■ JOB:
Omit every picture, and retype the lines that run from the beginning of the data below through the line containing "import seaborn as sns", inclusive.

■ MATERIAL PROVIDED:

______________________________

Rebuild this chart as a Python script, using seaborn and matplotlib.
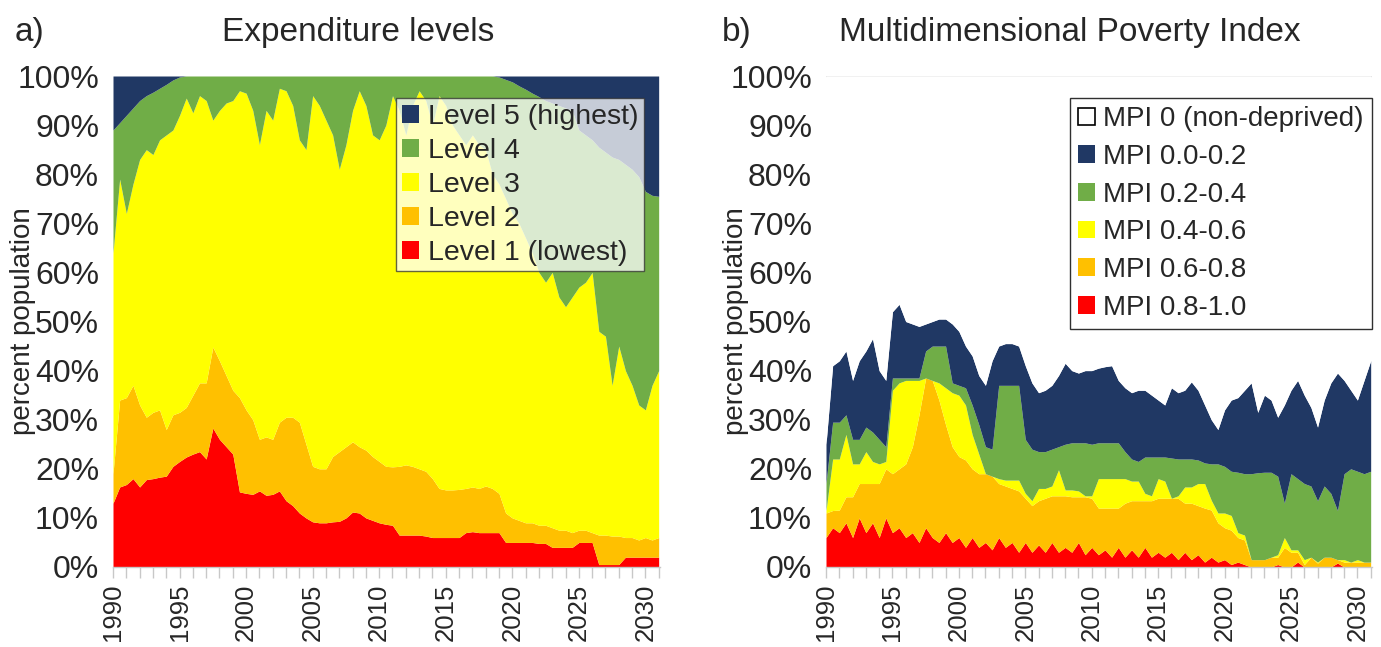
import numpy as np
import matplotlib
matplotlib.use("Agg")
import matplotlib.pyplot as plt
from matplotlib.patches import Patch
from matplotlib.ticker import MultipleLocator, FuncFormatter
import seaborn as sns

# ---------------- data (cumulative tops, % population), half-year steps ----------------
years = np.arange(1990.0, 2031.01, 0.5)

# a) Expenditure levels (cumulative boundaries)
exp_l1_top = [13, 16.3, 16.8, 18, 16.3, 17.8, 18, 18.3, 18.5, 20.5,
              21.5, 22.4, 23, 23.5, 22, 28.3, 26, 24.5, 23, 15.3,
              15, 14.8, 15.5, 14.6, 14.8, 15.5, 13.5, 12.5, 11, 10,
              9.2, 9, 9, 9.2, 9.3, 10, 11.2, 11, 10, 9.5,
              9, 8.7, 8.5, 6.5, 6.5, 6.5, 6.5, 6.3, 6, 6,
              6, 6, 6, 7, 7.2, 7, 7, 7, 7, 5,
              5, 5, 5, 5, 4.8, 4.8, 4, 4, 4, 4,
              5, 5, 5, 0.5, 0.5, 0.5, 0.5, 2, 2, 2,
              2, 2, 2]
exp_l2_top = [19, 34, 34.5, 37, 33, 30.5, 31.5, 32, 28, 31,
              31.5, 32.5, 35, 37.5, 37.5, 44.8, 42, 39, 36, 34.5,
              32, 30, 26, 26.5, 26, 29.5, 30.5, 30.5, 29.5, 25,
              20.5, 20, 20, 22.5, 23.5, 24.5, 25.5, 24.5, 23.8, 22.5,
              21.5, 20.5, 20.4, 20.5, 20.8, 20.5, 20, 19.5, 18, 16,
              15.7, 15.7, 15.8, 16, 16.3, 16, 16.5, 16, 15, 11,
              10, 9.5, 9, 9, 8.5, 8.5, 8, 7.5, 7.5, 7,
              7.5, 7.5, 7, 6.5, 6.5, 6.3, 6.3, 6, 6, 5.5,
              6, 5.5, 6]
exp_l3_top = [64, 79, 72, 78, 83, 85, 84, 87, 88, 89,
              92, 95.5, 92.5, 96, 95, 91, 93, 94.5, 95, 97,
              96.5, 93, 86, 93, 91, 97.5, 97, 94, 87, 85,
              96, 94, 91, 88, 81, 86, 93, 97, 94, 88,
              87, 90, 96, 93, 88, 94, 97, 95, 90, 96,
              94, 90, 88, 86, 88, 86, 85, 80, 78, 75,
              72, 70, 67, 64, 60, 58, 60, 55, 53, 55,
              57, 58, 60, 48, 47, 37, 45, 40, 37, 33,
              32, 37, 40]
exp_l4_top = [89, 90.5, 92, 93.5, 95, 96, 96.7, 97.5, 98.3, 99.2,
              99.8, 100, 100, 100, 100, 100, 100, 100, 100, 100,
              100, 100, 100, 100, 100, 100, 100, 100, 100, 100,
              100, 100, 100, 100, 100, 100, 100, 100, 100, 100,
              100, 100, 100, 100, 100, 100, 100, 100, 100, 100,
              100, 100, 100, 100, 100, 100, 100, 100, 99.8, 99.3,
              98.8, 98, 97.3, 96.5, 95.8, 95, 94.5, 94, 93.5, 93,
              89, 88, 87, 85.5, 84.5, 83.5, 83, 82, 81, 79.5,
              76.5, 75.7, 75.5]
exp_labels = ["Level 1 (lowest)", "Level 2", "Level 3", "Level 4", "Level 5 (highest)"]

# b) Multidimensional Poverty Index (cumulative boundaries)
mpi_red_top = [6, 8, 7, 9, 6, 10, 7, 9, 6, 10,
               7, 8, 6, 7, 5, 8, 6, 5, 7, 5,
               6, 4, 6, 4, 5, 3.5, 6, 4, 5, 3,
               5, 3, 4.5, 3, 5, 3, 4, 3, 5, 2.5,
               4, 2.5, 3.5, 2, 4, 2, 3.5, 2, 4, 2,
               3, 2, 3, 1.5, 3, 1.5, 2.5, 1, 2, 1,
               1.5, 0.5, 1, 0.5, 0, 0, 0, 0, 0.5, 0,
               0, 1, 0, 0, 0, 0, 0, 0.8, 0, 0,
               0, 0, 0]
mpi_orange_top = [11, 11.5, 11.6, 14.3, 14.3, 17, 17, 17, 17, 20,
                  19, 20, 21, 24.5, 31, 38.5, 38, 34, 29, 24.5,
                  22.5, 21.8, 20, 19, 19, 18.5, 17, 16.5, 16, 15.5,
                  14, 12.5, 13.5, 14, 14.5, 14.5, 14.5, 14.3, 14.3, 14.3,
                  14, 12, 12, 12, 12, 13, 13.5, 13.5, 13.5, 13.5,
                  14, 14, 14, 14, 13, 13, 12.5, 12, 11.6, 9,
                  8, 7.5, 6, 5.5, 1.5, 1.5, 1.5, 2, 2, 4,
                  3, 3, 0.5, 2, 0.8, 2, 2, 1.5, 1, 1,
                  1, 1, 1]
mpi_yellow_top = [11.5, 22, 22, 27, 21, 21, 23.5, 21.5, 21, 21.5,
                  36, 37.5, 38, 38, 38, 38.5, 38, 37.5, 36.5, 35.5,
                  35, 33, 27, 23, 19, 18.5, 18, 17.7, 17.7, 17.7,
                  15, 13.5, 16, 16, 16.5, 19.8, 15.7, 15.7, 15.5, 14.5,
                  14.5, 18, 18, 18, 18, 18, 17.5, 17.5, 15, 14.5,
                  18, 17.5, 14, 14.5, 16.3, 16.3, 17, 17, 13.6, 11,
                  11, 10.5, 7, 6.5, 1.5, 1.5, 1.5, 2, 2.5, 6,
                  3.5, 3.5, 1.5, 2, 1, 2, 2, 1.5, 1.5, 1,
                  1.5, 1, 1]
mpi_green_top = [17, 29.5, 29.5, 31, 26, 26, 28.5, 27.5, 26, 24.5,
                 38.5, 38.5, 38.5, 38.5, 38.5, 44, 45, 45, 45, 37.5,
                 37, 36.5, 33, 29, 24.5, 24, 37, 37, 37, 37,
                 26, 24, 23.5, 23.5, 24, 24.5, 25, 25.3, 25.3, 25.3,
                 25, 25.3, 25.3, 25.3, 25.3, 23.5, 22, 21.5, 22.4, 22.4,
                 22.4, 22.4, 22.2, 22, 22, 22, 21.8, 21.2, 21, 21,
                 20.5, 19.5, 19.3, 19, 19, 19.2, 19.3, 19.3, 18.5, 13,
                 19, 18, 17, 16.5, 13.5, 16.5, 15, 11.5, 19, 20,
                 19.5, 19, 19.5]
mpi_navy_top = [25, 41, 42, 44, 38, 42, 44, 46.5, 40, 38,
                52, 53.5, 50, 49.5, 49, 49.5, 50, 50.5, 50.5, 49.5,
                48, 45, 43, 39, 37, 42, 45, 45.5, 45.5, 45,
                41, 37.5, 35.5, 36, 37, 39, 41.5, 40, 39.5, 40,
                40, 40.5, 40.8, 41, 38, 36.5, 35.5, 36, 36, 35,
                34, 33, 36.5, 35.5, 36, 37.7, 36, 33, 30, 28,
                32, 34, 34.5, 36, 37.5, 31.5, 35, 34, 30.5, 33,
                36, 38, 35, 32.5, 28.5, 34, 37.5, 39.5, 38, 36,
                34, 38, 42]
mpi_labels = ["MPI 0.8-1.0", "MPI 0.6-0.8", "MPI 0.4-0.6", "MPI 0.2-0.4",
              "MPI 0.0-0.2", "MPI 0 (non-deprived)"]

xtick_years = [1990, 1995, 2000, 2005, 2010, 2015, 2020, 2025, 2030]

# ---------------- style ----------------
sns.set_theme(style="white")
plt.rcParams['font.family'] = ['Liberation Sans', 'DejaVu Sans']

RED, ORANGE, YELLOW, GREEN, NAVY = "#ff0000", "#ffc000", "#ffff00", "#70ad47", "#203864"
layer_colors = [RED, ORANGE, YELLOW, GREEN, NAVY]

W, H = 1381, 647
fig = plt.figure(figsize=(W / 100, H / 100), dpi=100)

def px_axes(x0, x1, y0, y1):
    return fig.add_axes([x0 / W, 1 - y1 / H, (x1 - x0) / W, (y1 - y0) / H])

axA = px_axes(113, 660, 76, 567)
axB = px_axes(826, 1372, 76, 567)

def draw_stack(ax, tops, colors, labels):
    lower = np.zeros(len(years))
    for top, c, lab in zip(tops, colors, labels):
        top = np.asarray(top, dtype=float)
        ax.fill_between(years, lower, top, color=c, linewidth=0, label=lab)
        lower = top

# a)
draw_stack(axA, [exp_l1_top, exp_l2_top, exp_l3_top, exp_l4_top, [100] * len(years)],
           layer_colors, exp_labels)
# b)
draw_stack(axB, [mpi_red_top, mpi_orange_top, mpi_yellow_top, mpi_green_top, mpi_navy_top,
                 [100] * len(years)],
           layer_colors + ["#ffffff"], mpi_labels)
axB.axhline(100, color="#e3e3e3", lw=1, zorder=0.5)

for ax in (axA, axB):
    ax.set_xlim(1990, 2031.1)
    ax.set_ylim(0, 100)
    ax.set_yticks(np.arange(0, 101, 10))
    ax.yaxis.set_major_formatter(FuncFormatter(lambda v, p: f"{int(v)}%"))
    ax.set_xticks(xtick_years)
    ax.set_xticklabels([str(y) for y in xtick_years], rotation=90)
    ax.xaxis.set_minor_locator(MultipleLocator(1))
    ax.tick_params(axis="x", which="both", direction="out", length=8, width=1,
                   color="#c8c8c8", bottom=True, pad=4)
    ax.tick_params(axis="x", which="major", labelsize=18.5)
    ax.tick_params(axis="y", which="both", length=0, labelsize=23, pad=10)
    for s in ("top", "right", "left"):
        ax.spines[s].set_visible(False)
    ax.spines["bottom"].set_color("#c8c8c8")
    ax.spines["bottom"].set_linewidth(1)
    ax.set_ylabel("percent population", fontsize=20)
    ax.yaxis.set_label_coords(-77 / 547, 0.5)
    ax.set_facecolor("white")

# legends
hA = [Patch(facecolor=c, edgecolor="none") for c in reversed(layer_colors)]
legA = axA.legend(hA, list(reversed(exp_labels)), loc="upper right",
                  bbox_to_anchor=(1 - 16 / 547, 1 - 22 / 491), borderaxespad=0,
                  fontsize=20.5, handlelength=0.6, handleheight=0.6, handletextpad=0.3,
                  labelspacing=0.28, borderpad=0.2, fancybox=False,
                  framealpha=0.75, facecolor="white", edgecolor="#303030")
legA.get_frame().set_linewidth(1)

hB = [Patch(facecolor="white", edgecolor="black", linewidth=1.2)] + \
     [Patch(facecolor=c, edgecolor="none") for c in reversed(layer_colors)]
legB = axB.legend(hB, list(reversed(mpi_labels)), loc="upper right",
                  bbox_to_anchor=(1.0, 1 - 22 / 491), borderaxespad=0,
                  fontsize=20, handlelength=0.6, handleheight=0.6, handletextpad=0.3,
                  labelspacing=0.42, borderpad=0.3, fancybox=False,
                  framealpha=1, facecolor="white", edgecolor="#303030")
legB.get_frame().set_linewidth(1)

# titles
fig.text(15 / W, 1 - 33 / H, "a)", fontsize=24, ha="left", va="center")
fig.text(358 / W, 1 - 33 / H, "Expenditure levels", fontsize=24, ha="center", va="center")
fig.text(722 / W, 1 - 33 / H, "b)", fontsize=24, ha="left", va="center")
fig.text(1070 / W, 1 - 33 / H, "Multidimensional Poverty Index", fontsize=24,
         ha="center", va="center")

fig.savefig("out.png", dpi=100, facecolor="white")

______________________________

■ SOLUTION:
Rebuild this chart as a Python script, using seaborn and matplotlib.
import numpy as np
import matplotlib
matplotlib.use("Agg")
import matplotlib.pyplot as plt
from matplotlib.patches import Patch
from matplotlib.ticker import MultipleLocator, FuncFormatter
import seaborn as sns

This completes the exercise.